Les associations ne contestent pas que la durée du financement ait servi de base pour déterminer la durée de la convention. Elles considèrent toutefois qu'il existe un doute sérieux sur le coût réel de l'opération, à partir duquel sont calculées les durées de financement et d'amortissement.

Faute d'avoir eu connaissance de l'annexe financière de la concession, grisée au titre de la protection du secret des affaires, les requérants s'appuie sur les chiffres auxquels les députés membres de la commission d'enquête sur le montage juridique et financier de l'A69 ont eu accès. Le tableau d'amortissement communiqué aux parlementaires s'achèverait au bout de 23 ans. Si bien que la durée de la concession devrait en réalité être de 25 ans si l'on prend en compte les deux ans de travaux de construction, estiment les associations. 

Ne pas avoir l’assurance d’amortir ses investissements

Quant aux 15 ans supplémentaires mentionnés par l'ART, ils seraient tout simplement contraires au droit, affirme Christophe Leguévaques. Pour l'avocat, il ne serait pas possible de prévoir une durée de contrat permettant au concessionnaire « d’assurer à coup sûr un retour sur investissement », de sorte qu’il n’y aurait pas de réel transfert de risque. « C’est pourquoi nous demandons la nullité de la clause sur la durée qui est illégale, et par conséquent la résiliation de la concession sur le fondement de cette illégalité ».

Pour mémoire, l’article R. 3114-2 du CCP prévoit que la durée des concessions « ne doit pas excéder le temps raisonnablement escompté par le concessionnaire pour qu’il amortisse les investissements réalisés […] avec un retour sur les capitaux investis ». L’article L.1121-1 précise que « le concessionnaire assume le risque d’exploitation lorsque, dans des conditions d’exploitation normales, il n’est pas assuré d’amortir les investissements ».

« Clause d'apparat »

Par ailleurs le contrat de concession prévoit un mécanisme dit de « durée endogène ». Celui-ci permet à l’Etat de mettre fin à la concession de manière anticipée, à partir de la 29e année, dès lors que le chiffre d’affaires cumulé réalisé par Atosca dépasse environ 4,1 Mds €. Ce seuil de déclenchement représente 10 % de plus que le chiffre d’affaires total que prévoit d’atteindre le concessionnaire à l’issue des 55 ans de contrat, soulignait l’ART dans son avis précité.

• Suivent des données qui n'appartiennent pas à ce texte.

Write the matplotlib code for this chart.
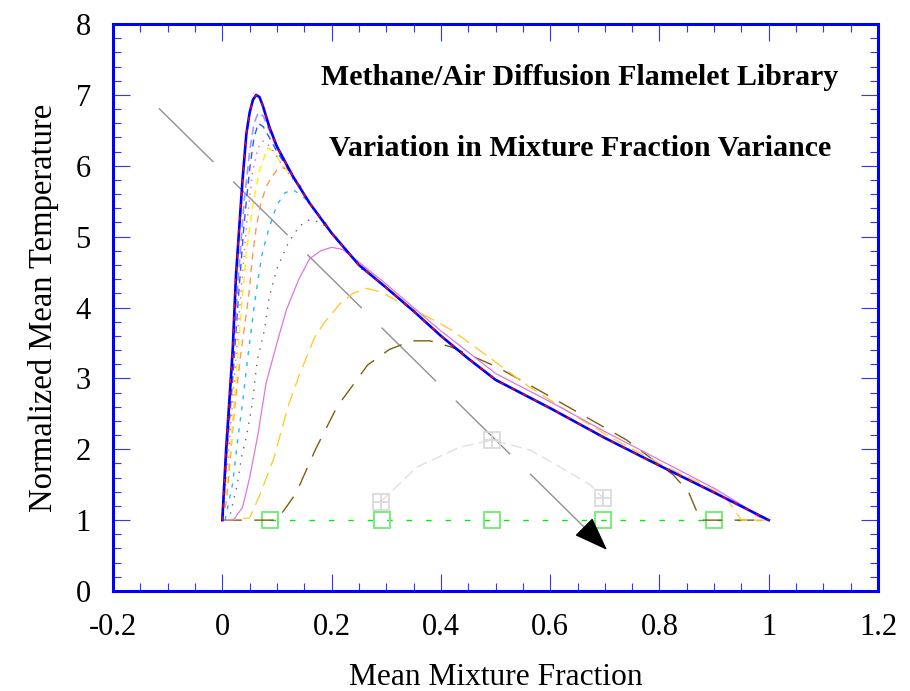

Ce qui fait dire à Christophe Leguévaques que cette stipulation n'est qu'une « clause d'apparat ». « De plus la durée plancher dépasse celle de 25 ans, que nous considérons devoir être la durée maximale de la concession », souligne-t-il.

« Le Conseil d’Etat prend l’affaire au sérieux puisqu’il siégera en chambres réunies », affirme Christophe Leguévaques. C’est en tout cas la preuve que ce contentieux présente une difficulté juridique particulière.

A l'appui de leur recours, les trois associations remettent également en cause la prise en charge par l'Etat et les collectivités territoriales de plusieurs millions d'euros pour baisser de 33 % les tarifs des péages des tronçons des déviations de Soual et de Puylaurens, routes actuellement gratuites mais qui seront intégrées dans le périmètre de la concession. 

Cette mesure avait été annoncée à l'occasion du contentieux devant le TA de Toulouse sur la validité de l'autorisation environnementale délivrée au projet de l'A69. L'Etat avait produit une note en délibéré conduisant à la réouverture de l'instruction le 9 décembre dernier. Il espérait que cette baisse des péages, visant à rendre l'autoroute plus attractive pour les usagers, renforce la justification de l'existence d'une raison impérative d'intérêt public majeur permettant de déroger à l'interdiction de destruction des espèces protégées.

Pour Christophe Leguévaques, cette prise en charge « modifie considérablement l'équilibre économique du contrat au profit du concessionnaire ». Il relève que la participation financière de l'Etat et des collectivités pour compenser cette diminution des tarifs s'ajoute aux 98,1M € de concours publics déjà apportés pour l'autoroute A69, sans que la durée de la concession ne soit abaissée. Ce qui renforce la garantie d'un amortissement rapide des investissements par Atosca, d'après l'avocat. 

A noter que la baisse des péages a été confirmée le 12 février dernier par les préfets de la région Occitanie et du département du Tarn. Elle devra être formalisée par un avenant au contrat de concession.